▸ **Information provided**
• • • •

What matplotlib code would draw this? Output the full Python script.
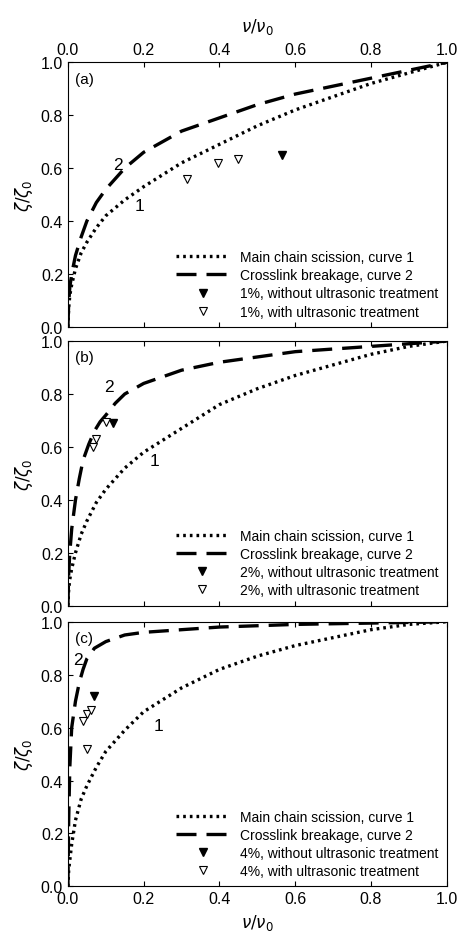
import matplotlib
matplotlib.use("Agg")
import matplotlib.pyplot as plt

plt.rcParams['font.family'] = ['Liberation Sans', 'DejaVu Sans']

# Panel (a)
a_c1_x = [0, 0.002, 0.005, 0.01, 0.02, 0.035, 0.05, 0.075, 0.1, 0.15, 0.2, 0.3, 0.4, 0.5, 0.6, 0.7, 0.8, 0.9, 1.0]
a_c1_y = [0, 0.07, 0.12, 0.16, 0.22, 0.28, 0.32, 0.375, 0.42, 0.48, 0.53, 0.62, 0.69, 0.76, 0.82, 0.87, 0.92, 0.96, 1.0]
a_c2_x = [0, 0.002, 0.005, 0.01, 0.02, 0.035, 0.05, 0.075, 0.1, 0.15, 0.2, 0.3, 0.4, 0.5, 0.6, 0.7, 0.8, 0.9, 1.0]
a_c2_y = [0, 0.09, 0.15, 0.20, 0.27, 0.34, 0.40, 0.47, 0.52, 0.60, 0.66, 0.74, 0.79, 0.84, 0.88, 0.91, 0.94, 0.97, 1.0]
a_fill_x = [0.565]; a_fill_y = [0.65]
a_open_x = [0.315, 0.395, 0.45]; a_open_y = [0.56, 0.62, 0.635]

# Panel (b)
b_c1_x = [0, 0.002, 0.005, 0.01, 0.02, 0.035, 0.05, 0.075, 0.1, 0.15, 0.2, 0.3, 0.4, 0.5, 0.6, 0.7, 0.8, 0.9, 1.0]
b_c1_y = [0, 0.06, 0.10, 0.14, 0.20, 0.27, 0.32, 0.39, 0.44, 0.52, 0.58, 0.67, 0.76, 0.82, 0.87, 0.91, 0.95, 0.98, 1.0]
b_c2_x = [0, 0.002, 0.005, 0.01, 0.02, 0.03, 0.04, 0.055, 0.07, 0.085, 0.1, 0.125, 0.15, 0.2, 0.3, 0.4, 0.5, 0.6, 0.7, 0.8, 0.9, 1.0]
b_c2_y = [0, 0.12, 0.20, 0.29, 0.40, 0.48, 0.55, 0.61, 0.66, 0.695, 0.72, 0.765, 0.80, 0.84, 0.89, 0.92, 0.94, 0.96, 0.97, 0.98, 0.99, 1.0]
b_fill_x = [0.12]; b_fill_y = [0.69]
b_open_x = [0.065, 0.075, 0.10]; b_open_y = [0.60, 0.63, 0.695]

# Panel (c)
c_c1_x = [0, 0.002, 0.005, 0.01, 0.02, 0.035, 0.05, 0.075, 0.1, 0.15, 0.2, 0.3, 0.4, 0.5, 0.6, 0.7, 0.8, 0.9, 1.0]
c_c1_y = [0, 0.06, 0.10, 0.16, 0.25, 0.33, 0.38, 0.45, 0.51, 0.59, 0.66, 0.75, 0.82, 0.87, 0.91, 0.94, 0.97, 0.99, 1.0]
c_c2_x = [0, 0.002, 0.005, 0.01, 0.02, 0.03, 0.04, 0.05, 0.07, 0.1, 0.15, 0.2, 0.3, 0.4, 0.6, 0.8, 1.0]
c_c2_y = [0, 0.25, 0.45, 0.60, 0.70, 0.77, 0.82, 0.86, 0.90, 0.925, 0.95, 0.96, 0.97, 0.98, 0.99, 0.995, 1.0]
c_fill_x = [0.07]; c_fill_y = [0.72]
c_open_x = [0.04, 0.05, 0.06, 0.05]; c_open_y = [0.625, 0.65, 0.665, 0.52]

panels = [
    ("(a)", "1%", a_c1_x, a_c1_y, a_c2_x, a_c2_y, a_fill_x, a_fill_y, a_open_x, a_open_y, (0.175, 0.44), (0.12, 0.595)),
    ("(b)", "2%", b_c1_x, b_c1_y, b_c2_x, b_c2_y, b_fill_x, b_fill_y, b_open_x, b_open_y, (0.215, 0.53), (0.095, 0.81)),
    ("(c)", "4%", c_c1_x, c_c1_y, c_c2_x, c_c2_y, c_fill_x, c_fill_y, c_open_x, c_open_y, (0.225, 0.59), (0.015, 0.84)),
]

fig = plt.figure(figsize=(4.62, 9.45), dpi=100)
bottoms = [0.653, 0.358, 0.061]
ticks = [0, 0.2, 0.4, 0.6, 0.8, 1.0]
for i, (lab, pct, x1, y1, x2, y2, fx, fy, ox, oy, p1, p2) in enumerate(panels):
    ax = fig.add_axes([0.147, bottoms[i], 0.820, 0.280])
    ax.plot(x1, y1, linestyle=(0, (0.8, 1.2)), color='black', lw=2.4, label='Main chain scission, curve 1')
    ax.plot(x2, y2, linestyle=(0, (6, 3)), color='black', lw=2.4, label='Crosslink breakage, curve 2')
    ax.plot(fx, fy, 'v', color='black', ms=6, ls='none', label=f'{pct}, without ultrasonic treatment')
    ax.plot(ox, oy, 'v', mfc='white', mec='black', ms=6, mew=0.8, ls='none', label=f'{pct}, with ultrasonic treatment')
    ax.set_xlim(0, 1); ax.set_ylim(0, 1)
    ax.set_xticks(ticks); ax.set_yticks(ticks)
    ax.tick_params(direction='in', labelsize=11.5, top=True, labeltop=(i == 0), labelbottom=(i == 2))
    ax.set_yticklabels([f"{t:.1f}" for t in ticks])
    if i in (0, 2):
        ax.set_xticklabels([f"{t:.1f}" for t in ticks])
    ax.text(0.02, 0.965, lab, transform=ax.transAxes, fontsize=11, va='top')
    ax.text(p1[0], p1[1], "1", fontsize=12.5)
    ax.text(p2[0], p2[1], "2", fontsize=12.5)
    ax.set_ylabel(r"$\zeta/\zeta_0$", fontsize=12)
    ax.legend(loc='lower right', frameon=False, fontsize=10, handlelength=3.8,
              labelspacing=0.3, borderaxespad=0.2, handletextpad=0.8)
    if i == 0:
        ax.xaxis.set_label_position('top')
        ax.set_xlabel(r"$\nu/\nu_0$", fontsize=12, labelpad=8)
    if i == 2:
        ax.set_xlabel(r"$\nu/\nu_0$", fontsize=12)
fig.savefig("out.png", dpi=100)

• • • •

▸ **Task instructions**
Exactly as written, please give again the lines from the beginning of the listing through the line containing "plt.rcParams['font.family'] = ['Liberation", inclusive, without any pictures.

▸ **Response**
What matplotlib code would draw this? Output the full Python script.
import matplotlib
matplotlib.use("Agg")
import matplotlib.pyplot as plt

plt.rcParams['font.family'] = ['Liberation Sans', 'DejaVu Sans']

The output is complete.